# START OF Listing

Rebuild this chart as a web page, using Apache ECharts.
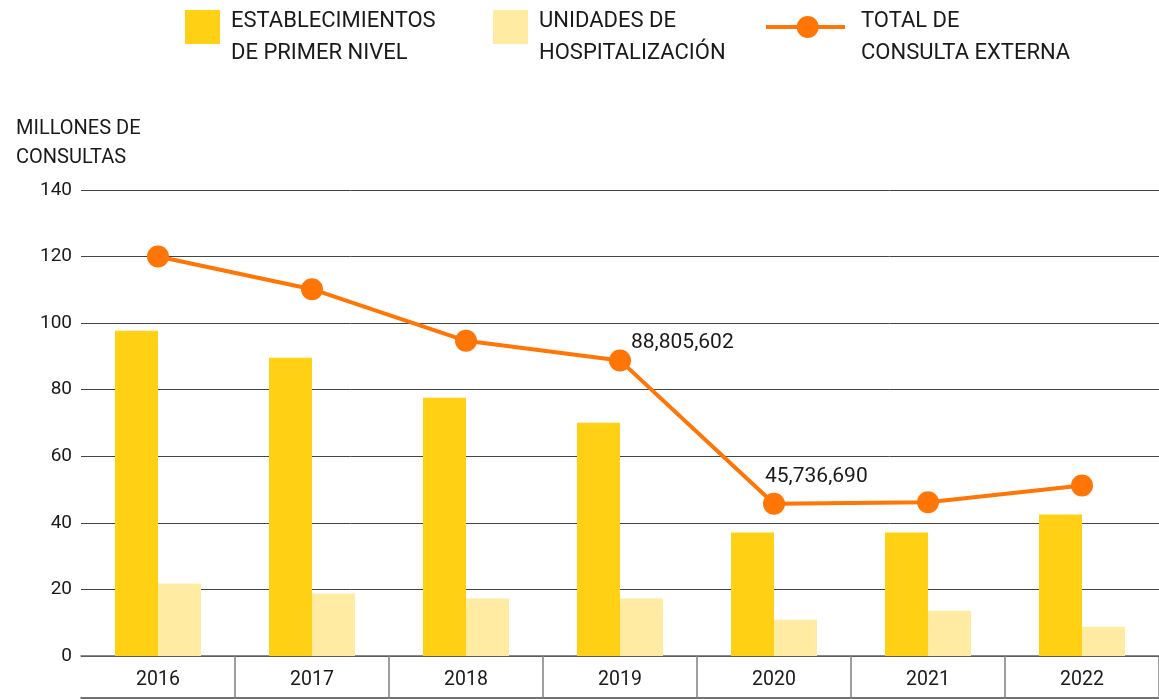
<!DOCTYPE html>
<html>
<head>
<meta charset="utf-8">
<script src="https://cdn.jsdelivr.net/npm/echarts@6/dist/echarts.min.js"></script>
<style>
  html, body { margin: 0; padding: 0; background: #ffffff; }
  #chart { width: 1159px; height: 699px; }
</style>
</head>
<body>
<div id="chart"></div>
<script>
// Consultas externas por año (millones)
const years = ['2016', '2017', '2018', '2019', '2020', '2021', '2022'];
const primerNivel = [97.7, 89.6, 77.6, 70.1, 37.1, 37.1, 42.5];
const hospitalizacion = [21.8, 18.8, 17.3, 17.3, 10.9, 13.6, 8.8];
const totalConsulta = [120.0, 110.2, 94.7, 88.805602, 45.73669, 46.2, 51.2];
const labeledYears = ['2019', '2020'];
const yTicks = { min: 0, max: 140, interval: 20 };

const seriesNames = {
  primer: 'ESTABLECIMIENTOS\nDE PRIMER NIVEL',
  hosp: 'UNIDADES DE\nHOSPITALIZACIÓN',
  total: 'TOTAL DE\nCONSULTA EXTERNA'
};

const FONT = "Roboto, 'Noto Sans', sans-serif";
const TEXT = '#1a1a1a';
const C_PRIMER = '#FFD014';
const C_HOSP = '#FFEBA1';
const C_TOTAL = '#FF7506';

// where the value callouts sit relative to their markers
const calloutOffset = { '2019': [22, -17], '2020': [2, -27] };

const fmtMillions = v => Math.round(v * 1e6).toLocaleString('en-US');

// Legend swatches: the visible shape sits in the upper part of a taller
// icon box, so the two-line caption hangs a little below the swatch.
const SWATCH_ICON = 'path://M0,0L35,0L35,34L0,34Z M0,54L35,54';
const LINE_ICON = 'path://M0,0L79,0 M0,11.5L79,11.5L79,15.5L0,15.5Z ' +
  'M30.7,13.5A11,11,0,1,1,52.7,13.5A11,11,0,1,1,30.7,13.5Z M0,47L79,47';

const legendText = (padLeft) => ({
  fontFamily: FONT, fontSize: 22, color: TEXT, lineHeight: 32,
  padding: [0, 0, 0, padLeft]
});

const chart = echarts.init(document.getElementById('chart'), null, { renderer: 'canvas' });

chart.setOption({
  animation: false,
  textStyle: { fontFamily: FONT, color: TEXT },
  title: {
    text: 'MILLONES DE\nCONSULTAS',
    left: 16, top: 114, padding: 0,
    textStyle: { fontFamily: FONT, fontSize: 20, fontWeight: 'normal', color: TEXT, lineHeight: 29 }
  },
  legend: [
    {
      data: [seriesNames.primer], left: 185, top: 5, padding: 0,
      icon: SWATCH_ICON, itemWidth: 35, itemHeight: 54, selectedMode: false,
      textStyle: legendText(6)
    },
    {
      data: [seriesNames.hosp], left: 493, top: 5, padding: 0,
      icon: SWATCH_ICON, itemWidth: 35, itemHeight: 54, selectedMode: false,
      textStyle: legendText(6)
    },
    {
      data: [seriesNames.total], left: 766, top: 5, padding: 0,
      icon: LINE_ICON, itemWidth: 79, itemHeight: 47, selectedMode: false,
      itemStyle: { color: C_TOTAL, borderWidth: 0 },
      textStyle: legendText(11)
    }
  ],
  grid: { left: 81, right: 0, top: 190, bottom: 43, containLabel: false },
  xAxis: [
    {
      type: 'category',
      data: years,
      axisLine: { show: true, lineStyle: { color: '#666', width: 1.5 } },
      axisTick: {
        show: true, length: 42, interval: (i) => i > 0,
        lineStyle: { color: '#808080', width: 1.5 }
      },
      axisLabel: { fontFamily: FONT, fontSize: 19.5, color: TEXT, margin: 14 },
      splitLine: { show: false }
    },
    {
      type: 'category',
      data: years,
      position: 'bottom',
      offset: 42,
      axisLine: { show: true, lineStyle: { color: '#444', width: 1.5 } },
      axisTick: { show: false },
      axisLabel: { show: false }
    }
  ],
  yAxis: {
    type: 'value',
    min: yTicks.min, max: yTicks.max, interval: yTicks.interval,
    axisLine: { show: false },
    axisTick: { show: false },
    axisLabel: { fontFamily: FONT, fontSize: 19, color: TEXT, margin: 9 },
    splitLine: { show: true, lineStyle: { color: '#444', width: 1 } }
  },
  series: [
    {
      name: seriesNames.primer,
      type: 'bar',
      data: primerNivel,
      barWidth: 43,
      barGap: '0%',
      itemStyle: { color: C_PRIMER },
      z: 2
    },
    {
      name: seriesNames.hosp,
      type: 'bar',
      data: hospitalizacion,
      barWidth: 43,
      barGap: '0%',
      itemStyle: { color: C_HOSP },
      z: 2
    },
    {
      name: seriesNames.total,
      type: 'line',
      data: totalConsulta.map((v, i) => {
        const y = years[i];
        if (!labeledYears.includes(y)) return v;
        return {
          value: v,
          label: {
            show: true,
            position: calloutOffset[y],
            formatter: (p) => fmtMillions(p.value),
            fontFamily: FONT, fontSize: 21, color: TEXT
          }
        };
      }),
      symbol: 'circle',
      symbolSize: 22,
      showAllSymbol: true,
      lineStyle: { color: C_TOTAL, width: 4 },
      itemStyle: { color: C_TOTAL },
      z: 5
    }
  ]
});
</script>
</body>
</html>
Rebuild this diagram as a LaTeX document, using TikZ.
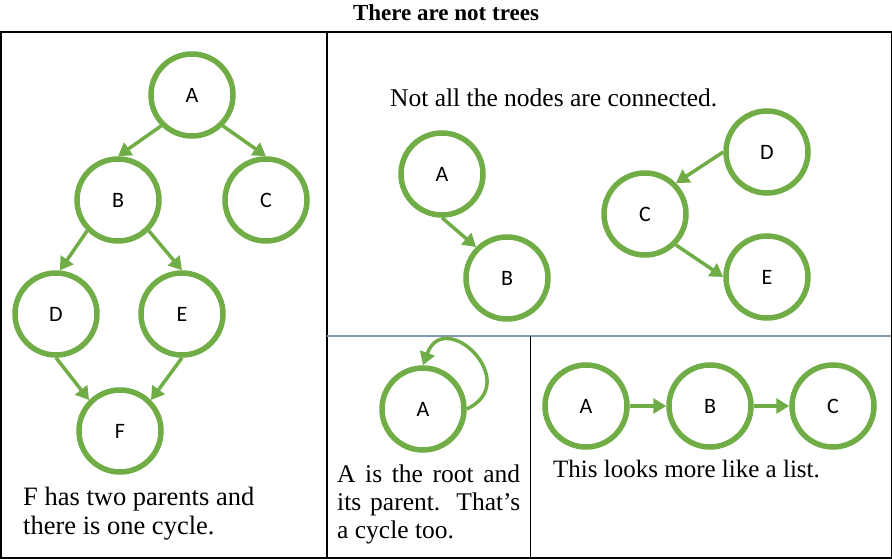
\documentclass[tikz,border=0pt]{standalone}
\usepackage{fontspec}
\setmainfont{Liberation Serif}
\newfontfamily\labelfont{Carlito}
\usetikzlibrary{arrows.meta}
\definecolor{leafgreen}{HTML}{70AD47}
\definecolor{slategray}{HTML}{8497B0}
\begin{document}
\begin{tikzpicture}[x=1pt,y=1pt,
  vertex/.style={circle,draw=leafgreen,line width=5.5pt,minimum size=82pt,inner sep=0pt,
    font=\labelfont\fontsize{22}{26}\selectfont},
  link/.style={leafgreen,line width=3.5pt,-{Triangle[length=13pt,width=15pt]}},
  note/.style={anchor=base west,inner sep=0pt,font=\fontsize{25.5}{29}\selectfont}]
  \useasboundingbox (0,0) rectangle (892,-559);
  \draw[line width=1.5pt] (0.75,-32) rectangle (891.25,-558);
  \draw[line width=1.5pt] (327,-32) -- (327,-558);
  \draw[slategray,line width=2pt] (327,-336) -- (891.25,-336);
  \draw[line width=1.5pt] (530.5,-336) -- (530.5,-558);
  \node[anchor=base,inner sep=0pt,font=\bfseries\fontsize{23}{27}\selectfont] (title) at (446,-21) {There are not trees};
  \node[vertex] (lA) at (192,-95) {A};
  \node[vertex] (lB) at (118,-200) {B};
  \node[vertex] (lC) at (266,-200) {C};
  \node[vertex] (lD) at (56,-314) {D};
  \node[vertex] (lE) at (182,-314) {E};
  \node[vertex] (lF) at (120,-431) {F};
  \draw[link] (lA.-135) -- (lB.north);
  \draw[link] (lA.-45) -- (lC.north);
  \draw[link] (lB.-135) -- (lD.85);
  \draw[link] (lB.-45) -- (lE.north);
  \draw[link] (lD.south) -- (lF.135);
  \draw[link] (lE.south) -- (lF.45);
  \node[note,font=\fontsize{26.5}{29}\selectfont] (leftnote1) at (23,-505) {F has two parents and};
  \node[note,font=\fontsize{26.5}{29}\selectfont] (leftnote2) at (23,-534) {there is one cycle.};
  \node[note] (topnote) at (390,-107) {Not all the nodes are connected.};
  \node[vertex] (tA) at (442,-174) {A};
  \node[vertex] (tB) at (507,-278) {B};
  \node[vertex] (tC) at (645,-214) {C};
  \node[vertex] (tD) at (767,-152) {D};
  \node[vertex] (tE) at (767,-277) {E};
  \draw[link] (tA.south) -- (tB.135);
  \draw[link] (tD.west) -- (tC.45);
  \draw[link] (tC.-45) -- (tE.west);
  \node[vertex] (bA) at (423,-409) {A};
  \draw[link] (bA.east) to[out=25,in=70,looseness=2.6] (bA.north);
  \node[note] (midnote1) at (337,-482) {\makebox[183pt][s]{A is the root and}};
  \node[note] (midnote2) at (337,-510) {\makebox[183pt][s]{its parent. That’s}};
  \node[note] (midnote3) at (337,-538) {a cycle too.};
  \node[vertex] (rA) at (586,-406) {A};
  \node[vertex] (rB) at (710,-406) {B};
  \node[vertex] (rC) at (833,-406) {C};
  \draw[link] (rA) -- (rB);
  \draw[link] (rB) -- (rC);
  \node[note,font=\fontsize{25}{29}\selectfont] (rightnote) at (553,-477) {This looks more like a list.};
\end{tikzpicture}
\end{document}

# END OF Listing

:: Set exercise ::
Give again, please, precisely the lines that begin the records and run through the line with "const fmtMillions = v" in it, keeping both end lines and dropping any pictures.

:: Task output ::
Rebuild this chart as a web page, using Apache ECharts.
<!DOCTYPE html>
<html>
<head>
<meta charset="utf-8">
<script src="https://cdn.jsdelivr.net/npm/echarts@6/dist/echarts.min.js"></script>
<style>
  html, body { margin: 0; padding: 0; background: #ffffff; }
  #chart { width: 1159px; height: 699px; }
</style>
</head>
<body>
<div id="chart"></div>
<script>
// Consultas externas por año (millones)
const years = ['2016', '2017', '2018', '2019', '2020', '2021', '2022'];
const primerNivel = [97.7, 89.6, 77.6, 70.1, 37.1, 37.1, 42.5];
const hospitalizacion = [21.8, 18.8, 17.3, 17.3, 10.9, 13.6, 8.8];
const totalConsulta = [120.0, 110.2, 94.7, 88.805602, 45.73669, 46.2, 51.2];
const labeledYears = ['2019', '2020'];
const yTicks = { min: 0, max: 140, interval: 20 };

const seriesNames = {
  primer: 'ESTABLECIMIENTOS\nDE PRIMER NIVEL',
  hosp: 'UNIDADES DE\nHOSPITALIZACIÓN',
  total: 'TOTAL DE\nCONSULTA EXTERNA'
};

const FONT = "Roboto, 'Noto Sans', sans-serif";
const TEXT = '#1a1a1a';
const C_PRIMER = '#FFD014';
const C_HOSP = '#FFEBA1';
const C_TOTAL = '#FF7506';

// where the value callouts sit relative to their markers
const calloutOffset = { '2019': [22, -17], '2020': [2, -27] };

const fmtMillions = v => Math.round(v * 1e6).toLocaleString('en-US');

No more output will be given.